WHAT IS BEING ASKED. Give back exactly the lines from the beginning of the listing below to the line holding "80, 90, 100];", both ends included; the pictures stay out.

* begin DATA BLOCK *

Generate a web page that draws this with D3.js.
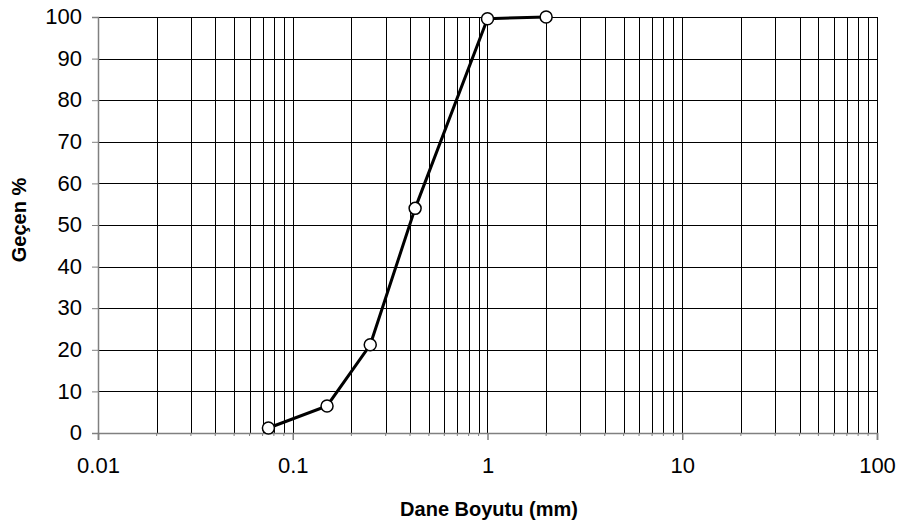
<!DOCTYPE html>
<meta charset="utf-8">
<style>
body { margin: 0; background: #fff; }
.tick text { font: 22px "Liberation Sans", Arial, sans-serif; fill: #000; }
.title { font: bold 20px "Liberation Sans", Arial, sans-serif; fill: #000; }
</style>
<svg width="898" height="525"></svg>
<script src="https://d3js.org/d3.v7.min.js"></script>
<script>

// sieve analysis data
var sizes = [0.075, 0.15, 0.25, 0.425, 1, 2];
var passing = [1.2, 6.5, 21.2, 54, 99.6, 100];
var xTickLabels = ["0.01", "0.1", "1", "10", "100"];
var yTicks = [0, 10, 20, 30, 40, 50, 60, 70, 80, 90, 100];

var svg = d3.select("svg"),
    margin = {top: 17, right: 21, bottom: 92, left: 98},
    width = +svg.attr("width") - margin.left - margin.right,
    height = +svg.attr("height") - margin.top - margin.bottom;

var x = d3.scaleLog().domain([0.01, 100]).range([0, width]);
var y = d3.scaleLinear().domain([0, 100]).range([height, 0]);

var g = svg.append("g")
    .attr("transform", "translate(" + margin.left + "," + margin.top + ")");

// vertical grid: 2..9 of each decade
var minor = [];
[0.01, 0.1, 1, 10].forEach(function(d) {
  for (var k = 2; k <= 9; k++) minor.push(d * k);
});
var majors = xTickLabels.map(Number);

g.append("g").selectAll("line")
  .data(minor.concat(majors.slice(1)))
  .enter().append("line")
    .attr("x1", function(d) { return Math.round(x(d)) + 0.5; })
    .attr("x2", function(d) { return Math.round(x(d)) + 0.5; })
    .attr("y1", 0).attr("y2", height)
    .attr("stroke", "#000").attr("stroke-width", 1);

// horizontal grid
g.append("g").selectAll("line")
  .data(yTicks.slice(1))
  .enter().append("line")
    .attr("x1", 0).attr("x2", width)
    .attr("y1", function(d) { return Math.round(y(d)) + 0.5; })
    .attr("y2", function(d) { return Math.round(y(d)) + 0.5; })
    .attr("stroke", "#000").attr("stroke-width", 1);

// y axis
var yAxis = g.append("g")
    .call(d3.axisLeft(y).tickValues(yTicks).tickSize(6).tickPadding(10));
yAxis.select(".domain").attr("stroke", "#808080").attr("stroke-width", 1.5);
yAxis.selectAll(".tick line").attr("stroke", "#808080");
yAxis.selectAll(".tick text").attr("dy", "0.3em");

// x axis
var xAxis = g.append("g")
    .attr("transform", "translate(0," + height + ")")
    .call(d3.axisBottom(x).tickValues(majors)
      .tickFormat(function(d, i) { return xTickLabels[i]; })
      .tickSize(7).tickPadding(17));
xAxis.select(".domain").attr("stroke", "#808080").attr("stroke-width", 1.5);
xAxis.selectAll(".tick line").attr("stroke", "#808080").attr("stroke-width", 1.5);

// minor tick marks below the axis line
g.append("g").selectAll("line")
  .data(minor)
  .enter().append("line")
    .attr("x1", function(d) { return x(d); })
    .attr("x2", function(d) { return x(d); })
    .attr("y1", height).attr("y2", height + 3)
    .attr("stroke", "#808080");

var pts = sizes.map(function(d, i) { return [d, passing[i]]; });

g.append("path")
    .datum(pts)
    .attr("fill", "none")
    .attr("stroke", "#000")
    .attr("stroke-width", 3)
    .attr("d", d3.line()
      .x(function(d) { return x(d[0]); })
      .y(function(d) { return y(d[1]); }));

g.selectAll("circle")
  .data(pts)
  .enter().append("circle")
    .attr("cx", function(d) { return x(d[0]); })
    .attr("cy", function(d) { return y(d[1]); })
    .attr("r", 6)
    .attr("fill", "#fff")
    .attr("stroke", "#000")
    .attr("stroke-width", 1.5);

svg.append("text")
    .attr("class", "title")
    .attr("text-anchor", "middle")
    .attr("x", 489)
    .attr("y", 516)
    .text("Dane Boyutu (mm)");

svg.append("text")
    .attr("class", "title")
    .attr("text-anchor", "middle")
    .attr("transform", "translate(26,220) rotate(-90)")
    .text("Geçen %");

</script>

* end DATA BLOCK *

TASK RESULT.
Generate a web page that draws this with D3.js.
<!DOCTYPE html>
<meta charset="utf-8">
<style>
body { margin: 0; background: #fff; }
.tick text { font: 22px "Liberation Sans", Arial, sans-serif; fill: #000; }
.title { font: bold 20px "Liberation Sans", Arial, sans-serif; fill: #000; }
</style>
<svg width="898" height="525"></svg>
<script src="https://d3js.org/d3.v7.min.js"></script>
<script>

// sieve analysis data
var sizes = [0.075, 0.15, 0.25, 0.425, 1, 2];
var passing = [1.2, 6.5, 21.2, 54, 99.6, 100];
var xTickLabels = ["0.01", "0.1", "1", "10", "100"];
var yTicks = [0, 10, 20, 30, 40, 50, 60, 70, 80, 90, 100];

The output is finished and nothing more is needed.